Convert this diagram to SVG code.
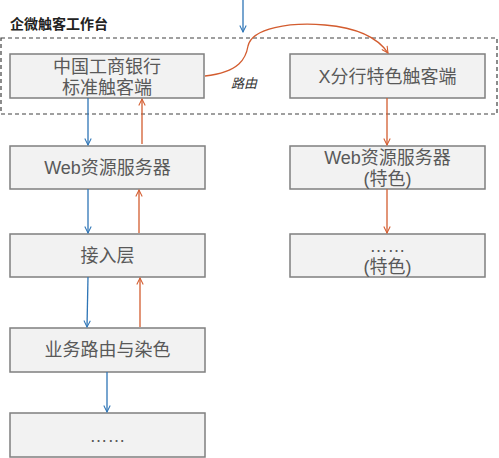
<svg xmlns="http://www.w3.org/2000/svg" width="499" height="458" viewBox="0 0 499 458">
<style>
.n rect{fill:#f2f2f2;stroke:#7f7f7f;stroke-width:1.5}
.n text{font-family:"Liberation Sans","Noto Sans CJK SC",sans-serif;font-size:18px;fill:#595959;text-anchor:middle}
.b{stroke:#2e75b6;stroke-width:1.3;fill:none;marker-end:url(#ab)}
.o{stroke:#d35c2f;stroke-width:1.3;fill:none;marker-end:url(#ao)}
</style>
<defs>
<marker id="ab" viewBox="0 0 10 10" refX="9" refY="5" markerWidth="8" markerHeight="8" markerUnits="userSpaceOnUse" orient="auto"><path d="M1,1 L9,5 L1,9" fill="none" stroke="#2e75b6" stroke-width="1.3"/></marker>
<marker id="ao" viewBox="0 0 10 10" refX="9" refY="5" markerWidth="8" markerHeight="8" markerUnits="userSpaceOnUse" orient="auto"><path d="M1,1 L9,5 L1,9" fill="none" stroke="#d35c2f" stroke-width="1.3"/></marker>
</defs>
<rect x="1" y="38" width="496" height="76" fill="none" stroke="#404040" stroke-width="1.2" stroke-dasharray="4,3"/>
<text x="10" y="29" font-family="Liberation Sans,'Noto Sans CJK SC',sans-serif" font-size="14" font-weight="bold" fill="#222">企微触客工作台</text>
<g id="n1" class="n"><rect x="10" y="54" width="194" height="44"/><text x="107" y="73">中国工商银行</text><text x="107" y="94">标准触客端</text></g>
<g id="n2" class="n"><rect x="290" y="54" width="195" height="44"/><text x="387.5" y="83">X分行特色触客端</text></g>
<g id="n3" class="n"><rect x="10" y="146" width="195" height="43"/><text x="107.5" y="174">Web资源服务器</text></g>
<g id="n4" class="n"><rect x="10" y="234" width="195" height="43"/><text x="107.5" y="262">接入层</text></g>
<g id="n5" class="n"><rect x="10" y="328" width="195" height="44"/><text x="107.5" y="356">业务路由与染色</text></g>
<g id="n6" class="n"><rect x="10" y="413" width="195" height="44"/><text x="107.5" y="442">……</text></g>
<g id="n7" class="n"><rect x="290" y="146" width="195" height="43"/><text x="387.5" y="164">Web资源服务器</text><text x="387.5" y="185">(特色)</text></g>
<g id="n8" class="n"><rect x="290" y="234" width="195" height="43"/><text x="387.5" y="252">……</text><text x="387.5" y="273">(特色)</text></g>
<g id="connectors">
<path class="b" d="M243,0 L243,32"/>
<path class="b" d="M88,98 L88,145"/>
<path class="b" d="M88,189 L88,233"/>
<path class="b" d="M88,277 L87,327"/>
<path class="b" d="M107,372 L107,412"/>
<path class="o" d="M142,144 L142,99"/>
<path class="o" d="M139,233 L139,190"/>
<path class="o" d="M140,327 L140,278"/>
<path class="o" d="M387,98 L387,145"/>
<path class="o" d="M387,189 L387,233"/>
<path class="o" d="M205,76 C240,72 246,58 248,46 C252,28 290,22 325,25 C360,28 378,38 388,53"/>
<text x="231" y="88" font-family="Liberation Sans,'Noto Sans CJK SC',sans-serif" font-size="13" font-style="italic" fill="#333">路由</text>
</g>
</svg>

-*-

(The exercise):
Restate the data above word for word. Skip every picture.

(Reply):
Convert this diagram to SVG code.
<svg xmlns="http://www.w3.org/2000/svg" width="499" height="458" viewBox="0 0 499 458">
<style>
.n rect{fill:#f2f2f2;stroke:#7f7f7f;stroke-width:1.5}
.n text{font-family:"Liberation Sans","Noto Sans CJK SC",sans-serif;font-size:18px;fill:#595959;text-anchor:middle}
.b{stroke:#2e75b6;stroke-width:1.3;fill:none;marker-end:url(#ab)}
.o{stroke:#d35c2f;stroke-width:1.3;fill:none;marker-end:url(#ao)}
</style>
<defs>
<marker id="ab" viewBox="0 0 10 10" refX="9" refY="5" markerWidth="8" markerHeight="8" markerUnits="userSpaceOnUse" orient="auto"><path d="M1,1 L9,5 L1,9" fill="none" stroke="#2e75b6" stroke-width="1.3"/></marker>
<marker id="ao" viewBox="0 0 10 10" refX="9" refY="5" markerWidth="8" markerHeight="8" markerUnits="userSpaceOnUse" orient="auto"><path d="M1,1 L9,5 L1,9" fill="none" stroke="#d35c2f" stroke-width="1.3"/></marker>
</defs>
<rect x="1" y="38" width="496" height="76" fill="none" stroke="#404040" stroke-width="1.2" stroke-dasharray="4,3"/>
<text x="10" y="29" font-family="Liberation Sans,'Noto Sans CJK SC',sans-serif" font-size="14" font-weight="bold" fill="#222">企微触客工作台</text>
<g id="n1" class="n"><rect x="10" y="54" width="194" height="44"/><text x="107" y="73">中国工商银行</text><text x="107" y="94">标准触客端</text></g>
<g id="n2" class="n"><rect x="290" y="54" width="195" height="44"/><text x="387.5" y="83">X分行特色触客端</text></g>
<g id="n3" class="n"><rect x="10" y="146" width="195" height="43"/><text x="107.5" y="174">Web资源服务器</text></g>
<g id="n4" class="n"><rect x="10" y="234" width="195" height="43"/><text x="107.5" y="262">接入层</text></g>
<g id="n5" class="n"><rect x="10" y="328" width="195" height="44"/><text x="107.5" y="356">业务路由与染色</text></g>
<g id="n6" class="n"><rect x="10" y="413" width="195" height="44"/><text x="107.5" y="442">……</text></g>
<g id="n7" class="n"><rect x="290" y="146" width="195" height="43"/><text x="387.5" y="164">Web资源服务器</text><text x="387.5" y="185">(特色)</text></g>
<g id="n8" class="n"><rect x="290" y="234" width="195" height="43"/><text x="387.5" y="252">……</text><text x="387.5" y="273">(特色)</text></g>
<g id="connectors">
<path class="b" d="M243,0 L243,32"/>
<path class="b" d="M88,98 L88,145"/>
<path class="b" d="M88,189 L88,233"/>
<path class="b" d="M88,277 L87,327"/>
<path class="b" d="M107,372 L107,412"/>
<path class="o" d="M142,144 L142,99"/>
<path class="o" d="M139,233 L139,190"/>
<path class="o" d="M140,327 L140,278"/>
<path class="o" d="M387,98 L387,145"/>
<path class="o" d="M387,189 L387,233"/>
<path class="o" d="M205,76 C240,72 246,58 248,46 C252,28 290,22 325,25 C360,28 378,38 388,53"/>
<text x="231" y="88" font-family="Liberation Sans,'Noto Sans CJK SC',sans-serif" font-size="13" font-style="italic" fill="#333">路由</text>
</g>
</svg>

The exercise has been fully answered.